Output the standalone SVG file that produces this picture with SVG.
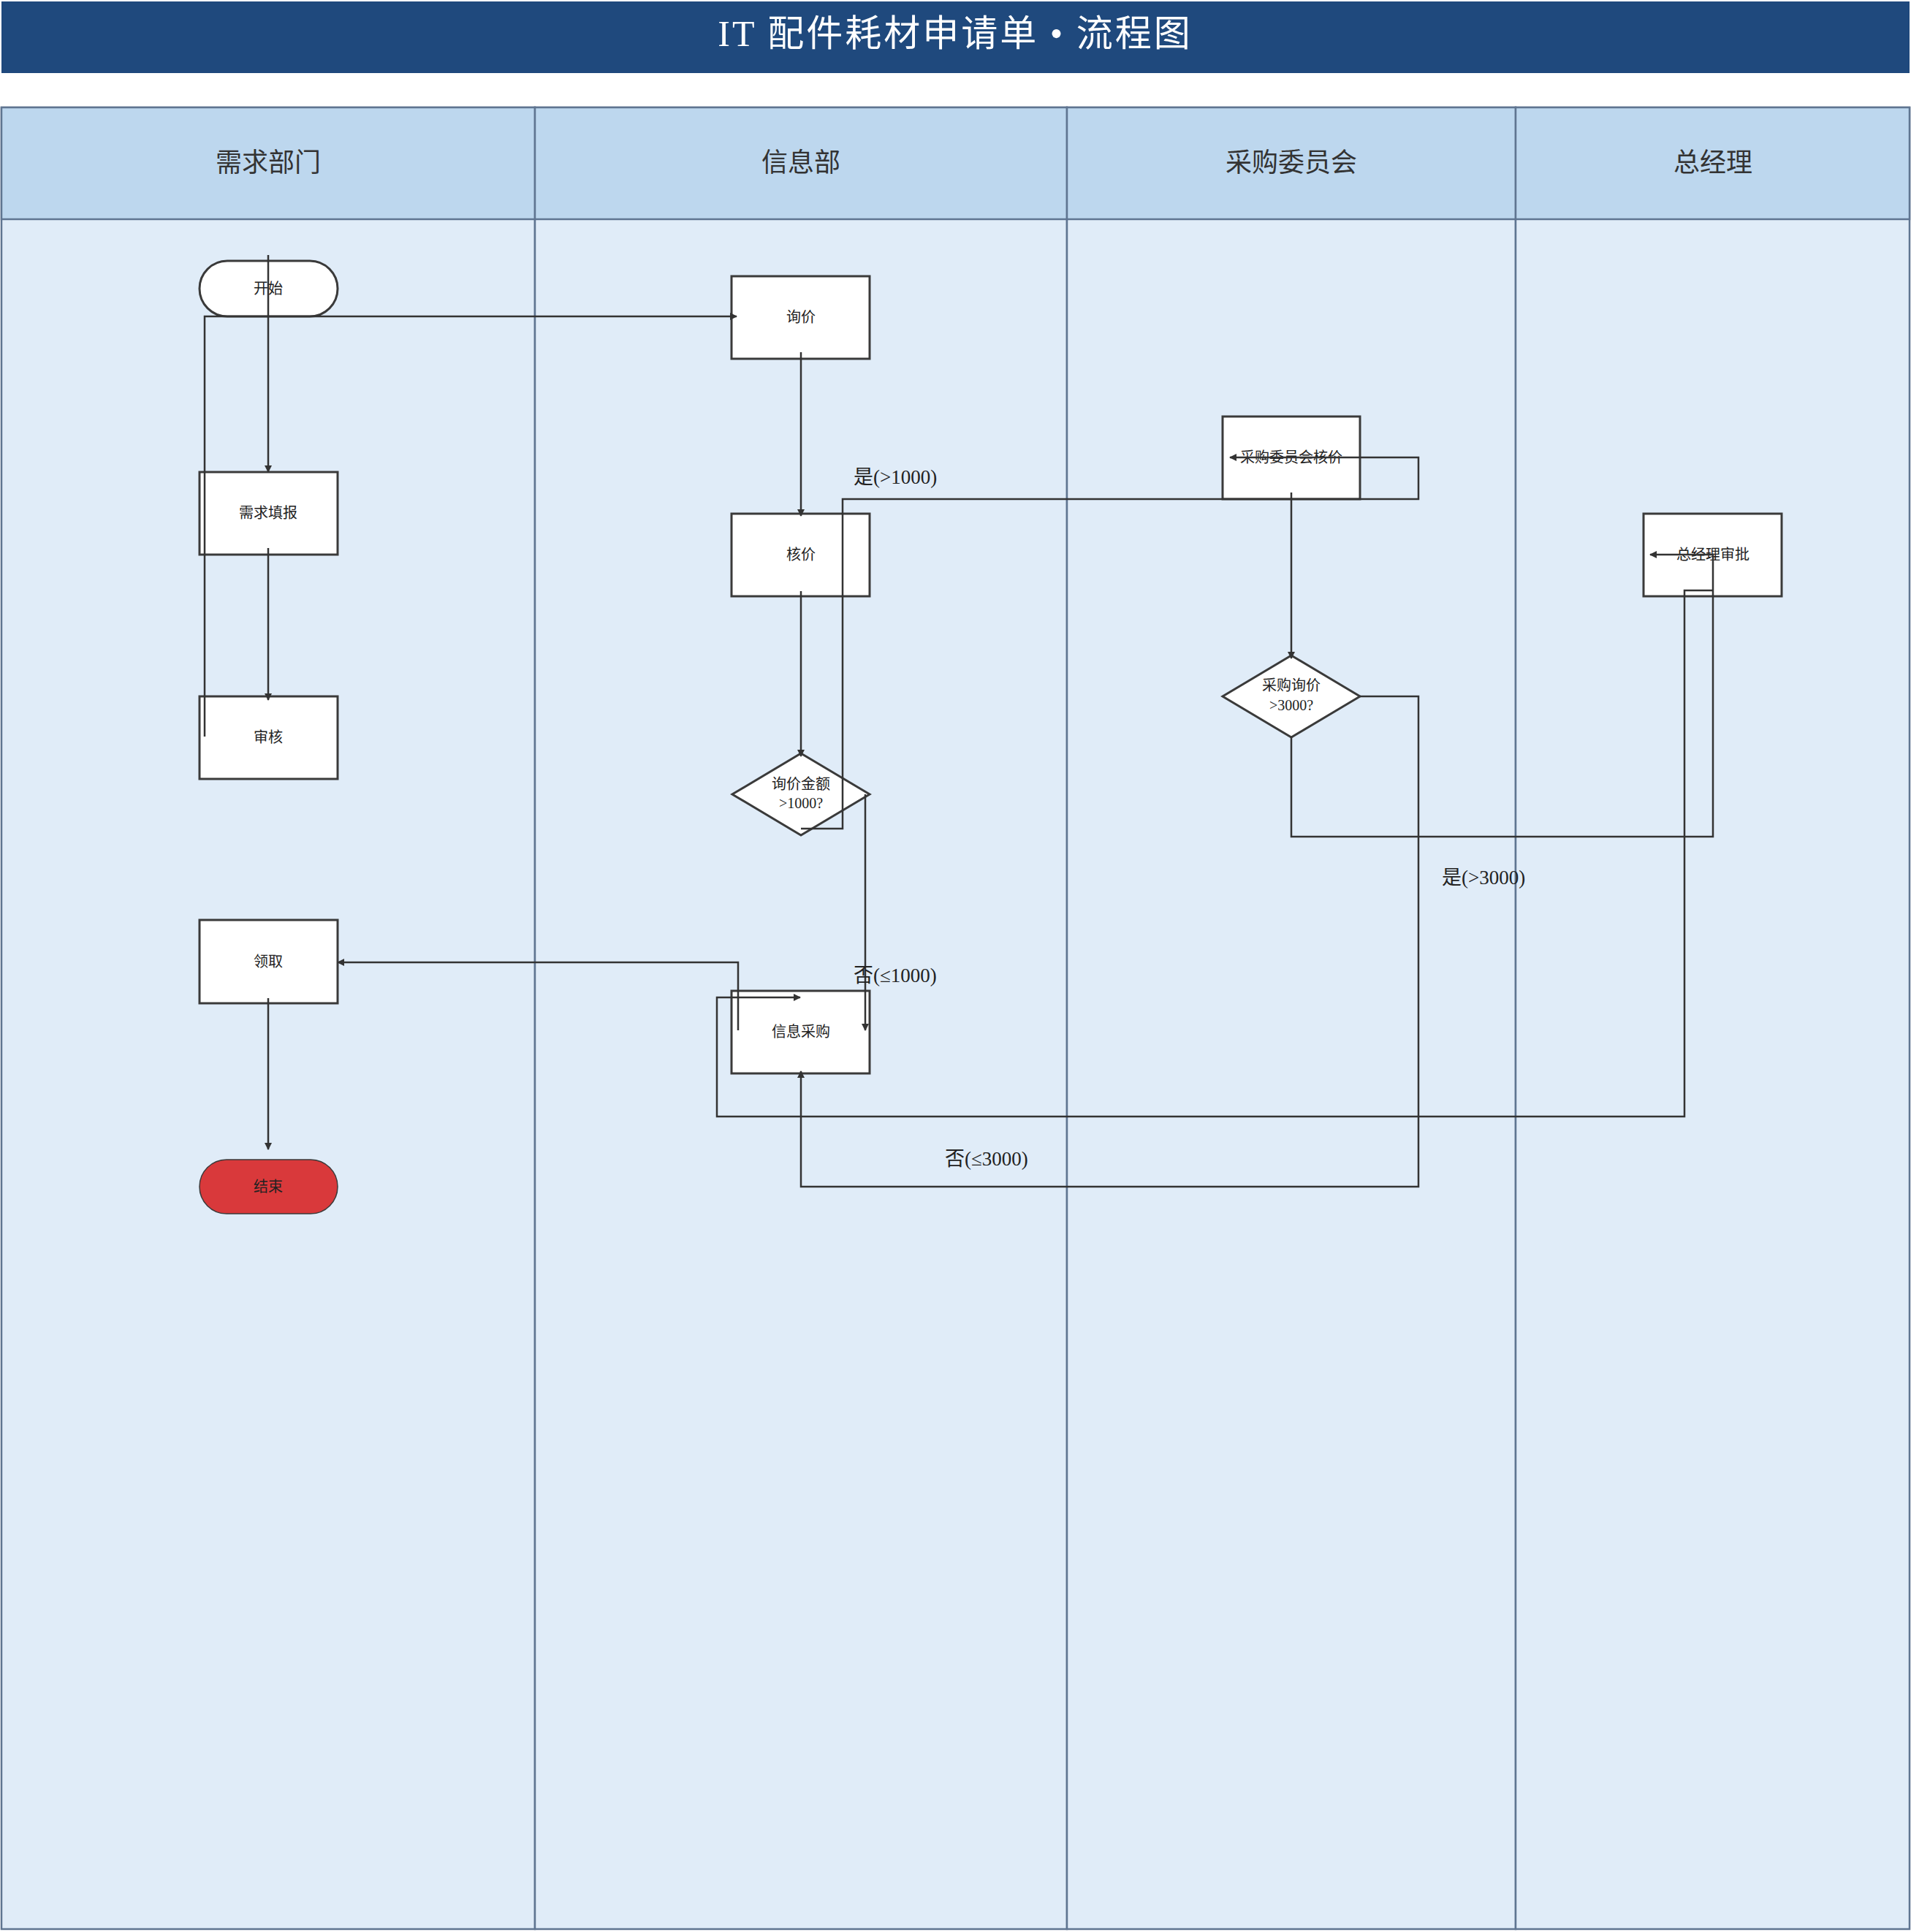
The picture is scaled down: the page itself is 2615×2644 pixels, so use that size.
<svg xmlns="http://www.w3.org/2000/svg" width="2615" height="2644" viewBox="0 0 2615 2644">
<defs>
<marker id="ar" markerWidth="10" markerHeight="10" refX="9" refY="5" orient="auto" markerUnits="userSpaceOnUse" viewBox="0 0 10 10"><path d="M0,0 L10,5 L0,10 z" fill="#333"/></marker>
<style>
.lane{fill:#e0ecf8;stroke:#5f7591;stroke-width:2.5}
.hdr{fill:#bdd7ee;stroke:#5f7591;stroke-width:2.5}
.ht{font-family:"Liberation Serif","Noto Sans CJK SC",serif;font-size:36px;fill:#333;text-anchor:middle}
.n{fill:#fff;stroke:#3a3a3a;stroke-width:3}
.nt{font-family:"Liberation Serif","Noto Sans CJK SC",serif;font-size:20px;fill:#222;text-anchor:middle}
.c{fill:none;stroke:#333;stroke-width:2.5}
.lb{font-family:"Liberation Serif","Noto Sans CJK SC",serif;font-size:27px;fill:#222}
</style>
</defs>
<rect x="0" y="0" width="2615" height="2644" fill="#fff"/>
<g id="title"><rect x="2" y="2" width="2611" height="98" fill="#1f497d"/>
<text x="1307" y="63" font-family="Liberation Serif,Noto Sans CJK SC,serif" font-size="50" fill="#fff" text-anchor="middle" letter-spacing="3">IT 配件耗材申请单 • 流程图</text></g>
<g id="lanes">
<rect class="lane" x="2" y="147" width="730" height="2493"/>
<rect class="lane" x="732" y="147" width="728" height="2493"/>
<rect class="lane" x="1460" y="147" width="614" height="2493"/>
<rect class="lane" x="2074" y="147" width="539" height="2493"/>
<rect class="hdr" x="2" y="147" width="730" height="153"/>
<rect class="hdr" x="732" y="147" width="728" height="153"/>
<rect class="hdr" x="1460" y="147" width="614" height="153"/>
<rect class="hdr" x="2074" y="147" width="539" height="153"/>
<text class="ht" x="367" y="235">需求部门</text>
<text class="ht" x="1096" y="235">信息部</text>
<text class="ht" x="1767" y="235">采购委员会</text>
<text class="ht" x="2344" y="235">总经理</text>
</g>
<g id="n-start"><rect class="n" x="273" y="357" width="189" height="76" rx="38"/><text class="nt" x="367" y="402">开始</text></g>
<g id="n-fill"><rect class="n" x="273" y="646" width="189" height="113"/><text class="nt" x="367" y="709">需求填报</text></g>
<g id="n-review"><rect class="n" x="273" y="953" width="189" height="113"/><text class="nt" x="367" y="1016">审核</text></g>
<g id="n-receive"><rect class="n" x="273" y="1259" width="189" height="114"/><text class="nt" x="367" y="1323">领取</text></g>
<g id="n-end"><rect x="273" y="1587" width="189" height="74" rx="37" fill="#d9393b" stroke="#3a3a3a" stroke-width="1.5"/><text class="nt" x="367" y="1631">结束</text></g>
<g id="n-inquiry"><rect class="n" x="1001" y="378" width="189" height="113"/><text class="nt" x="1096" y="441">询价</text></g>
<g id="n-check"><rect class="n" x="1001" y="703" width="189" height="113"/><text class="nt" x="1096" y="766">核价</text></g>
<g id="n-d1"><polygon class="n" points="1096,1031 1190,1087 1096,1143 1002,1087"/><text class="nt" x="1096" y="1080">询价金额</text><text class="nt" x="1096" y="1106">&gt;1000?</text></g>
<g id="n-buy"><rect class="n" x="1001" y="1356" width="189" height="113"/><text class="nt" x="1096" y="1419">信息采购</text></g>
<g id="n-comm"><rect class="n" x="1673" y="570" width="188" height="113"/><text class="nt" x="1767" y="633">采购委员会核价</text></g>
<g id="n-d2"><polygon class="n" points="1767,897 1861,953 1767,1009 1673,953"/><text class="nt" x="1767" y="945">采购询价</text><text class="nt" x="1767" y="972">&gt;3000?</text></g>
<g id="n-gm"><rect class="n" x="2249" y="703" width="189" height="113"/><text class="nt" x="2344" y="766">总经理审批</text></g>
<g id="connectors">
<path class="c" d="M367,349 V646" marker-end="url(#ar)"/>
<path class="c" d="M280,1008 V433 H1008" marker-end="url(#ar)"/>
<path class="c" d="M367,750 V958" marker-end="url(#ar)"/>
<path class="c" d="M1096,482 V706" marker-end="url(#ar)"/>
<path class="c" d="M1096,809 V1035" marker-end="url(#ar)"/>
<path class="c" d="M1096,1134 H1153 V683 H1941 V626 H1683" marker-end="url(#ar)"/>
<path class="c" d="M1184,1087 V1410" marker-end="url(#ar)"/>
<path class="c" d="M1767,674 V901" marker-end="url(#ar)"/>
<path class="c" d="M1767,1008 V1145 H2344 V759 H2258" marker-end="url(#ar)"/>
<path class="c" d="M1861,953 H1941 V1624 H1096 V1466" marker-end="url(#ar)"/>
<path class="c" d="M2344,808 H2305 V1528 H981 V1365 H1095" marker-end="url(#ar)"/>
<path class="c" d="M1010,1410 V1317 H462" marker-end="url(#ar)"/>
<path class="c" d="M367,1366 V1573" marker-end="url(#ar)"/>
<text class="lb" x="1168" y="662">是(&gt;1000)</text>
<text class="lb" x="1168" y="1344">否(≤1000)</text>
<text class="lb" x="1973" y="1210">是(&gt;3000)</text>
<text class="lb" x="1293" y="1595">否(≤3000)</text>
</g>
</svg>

+++++

# Objective:
Give every line above again exactly, with no pictures.

# Exercise response:
Output the standalone SVG file that produces this picture with SVG.
The picture is scaled down: the page itself is 2615×2644 pixels, so use that size.
<svg xmlns="http://www.w3.org/2000/svg" width="2615" height="2644" viewBox="0 0 2615 2644">
<defs>
<marker id="ar" markerWidth="10" markerHeight="10" refX="9" refY="5" orient="auto" markerUnits="userSpaceOnUse" viewBox="0 0 10 10"><path d="M0,0 L10,5 L0,10 z" fill="#333"/></marker>
<style>
.lane{fill:#e0ecf8;stroke:#5f7591;stroke-width:2.5}
.hdr{fill:#bdd7ee;stroke:#5f7591;stroke-width:2.5}
.ht{font-family:"Liberation Serif","Noto Sans CJK SC",serif;font-size:36px;fill:#333;text-anchor:middle}
.n{fill:#fff;stroke:#3a3a3a;stroke-width:3}
.nt{font-family:"Liberation Serif","Noto Sans CJK SC",serif;font-size:20px;fill:#222;text-anchor:middle}
.c{fill:none;stroke:#333;stroke-width:2.5}
.lb{font-family:"Liberation Serif","Noto Sans CJK SC",serif;font-size:27px;fill:#222}
</style>
</defs>
<rect x="0" y="0" width="2615" height="2644" fill="#fff"/>
<g id="title"><rect x="2" y="2" width="2611" height="98" fill="#1f497d"/>
<text x="1307" y="63" font-family="Liberation Serif,Noto Sans CJK SC,serif" font-size="50" fill="#fff" text-anchor="middle" letter-spacing="3">IT 配件耗材申请单 • 流程图</text></g>
<g id="lanes">
<rect class="lane" x="2" y="147" width="730" height="2493"/>
<rect class="lane" x="732" y="147" width="728" height="2493"/>
<rect class="lane" x="1460" y="147" width="614" height="2493"/>
<rect class="lane" x="2074" y="147" width="539" height="2493"/>
<rect class="hdr" x="2" y="147" width="730" height="153"/>
<rect class="hdr" x="732" y="147" width="728" height="153"/>
<rect class="hdr" x="1460" y="147" width="614" height="153"/>
<rect class="hdr" x="2074" y="147" width="539" height="153"/>
<text class="ht" x="367" y="235">需求部门</text>
<text class="ht" x="1096" y="235">信息部</text>
<text class="ht" x="1767" y="235">采购委员会</text>
<text class="ht" x="2344" y="235">总经理</text>
</g>
<g id="n-start"><rect class="n" x="273" y="357" width="189" height="76" rx="38"/><text class="nt" x="367" y="402">开始</text></g>
<g id="n-fill"><rect class="n" x="273" y="646" width="189" height="113"/><text class="nt" x="367" y="709">需求填报</text></g>
<g id="n-review"><rect class="n" x="273" y="953" width="189" height="113"/><text class="nt" x="367" y="1016">审核</text></g>
<g id="n-receive"><rect class="n" x="273" y="1259" width="189" height="114"/><text class="nt" x="367" y="1323">领取</text></g>
<g id="n-end"><rect x="273" y="1587" width="189" height="74" rx="37" fill="#d9393b" stroke="#3a3a3a" stroke-width="1.5"/><text class="nt" x="367" y="1631">结束</text></g>
<g id="n-inquiry"><rect class="n" x="1001" y="378" width="189" height="113"/><text class="nt" x="1096" y="441">询价</text></g>
<g id="n-check"><rect class="n" x="1001" y="703" width="189" height="113"/><text class="nt" x="1096" y="766">核价</text></g>
<g id="n-d1"><polygon class="n" points="1096,1031 1190,1087 1096,1143 1002,1087"/><text class="nt" x="1096" y="1080">询价金额</text><text class="nt" x="1096" y="1106">&gt;1000?</text></g>
<g id="n-buy"><rect class="n" x="1001" y="1356" width="189" height="113"/><text class="nt" x="1096" y="1419">信息采购</text></g>
<g id="n-comm"><rect class="n" x="1673" y="570" width="188" height="113"/><text class="nt" x="1767" y="633">采购委员会核价</text></g>
<g id="n-d2"><polygon class="n" points="1767,897 1861,953 1767,1009 1673,953"/><text class="nt" x="1767" y="945">采购询价</text><text class="nt" x="1767" y="972">&gt;3000?</text></g>
<g id="n-gm"><rect class="n" x="2249" y="703" width="189" height="113"/><text class="nt" x="2344" y="766">总经理审批</text></g>
<g id="connectors">
<path class="c" d="M367,349 V646" marker-end="url(#ar)"/>
<path class="c" d="M280,1008 V433 H1008" marker-end="url(#ar)"/>
<path class="c" d="M367,750 V958" marker-end="url(#ar)"/>
<path class="c" d="M1096,482 V706" marker-end="url(#ar)"/>
<path class="c" d="M1096,809 V1035" marker-end="url(#ar)"/>
<path class="c" d="M1096,1134 H1153 V683 H1941 V626 H1683" marker-end="url(#ar)"/>
<path class="c" d="M1184,1087 V1410" marker-end="url(#ar)"/>
<path class="c" d="M1767,674 V901" marker-end="url(#ar)"/>
<path class="c" d="M1767,1008 V1145 H2344 V759 H2258" marker-end="url(#ar)"/>
<path class="c" d="M1861,953 H1941 V1624 H1096 V1466" marker-end="url(#ar)"/>
<path class="c" d="M2344,808 H2305 V1528 H981 V1365 H1095" marker-end="url(#ar)"/>
<path class="c" d="M1010,1410 V1317 H462" marker-end="url(#ar)"/>
<path class="c" d="M367,1366 V1573" marker-end="url(#ar)"/>
<text class="lb" x="1168" y="662">是(&gt;1000)</text>
<text class="lb" x="1168" y="1344">否(≤1000)</text>
<text class="lb" x="1973" y="1210">是(&gt;3000)</text>
<text class="lb" x="1293" y="1595">否(≤3000)</text>
</g>
</svg>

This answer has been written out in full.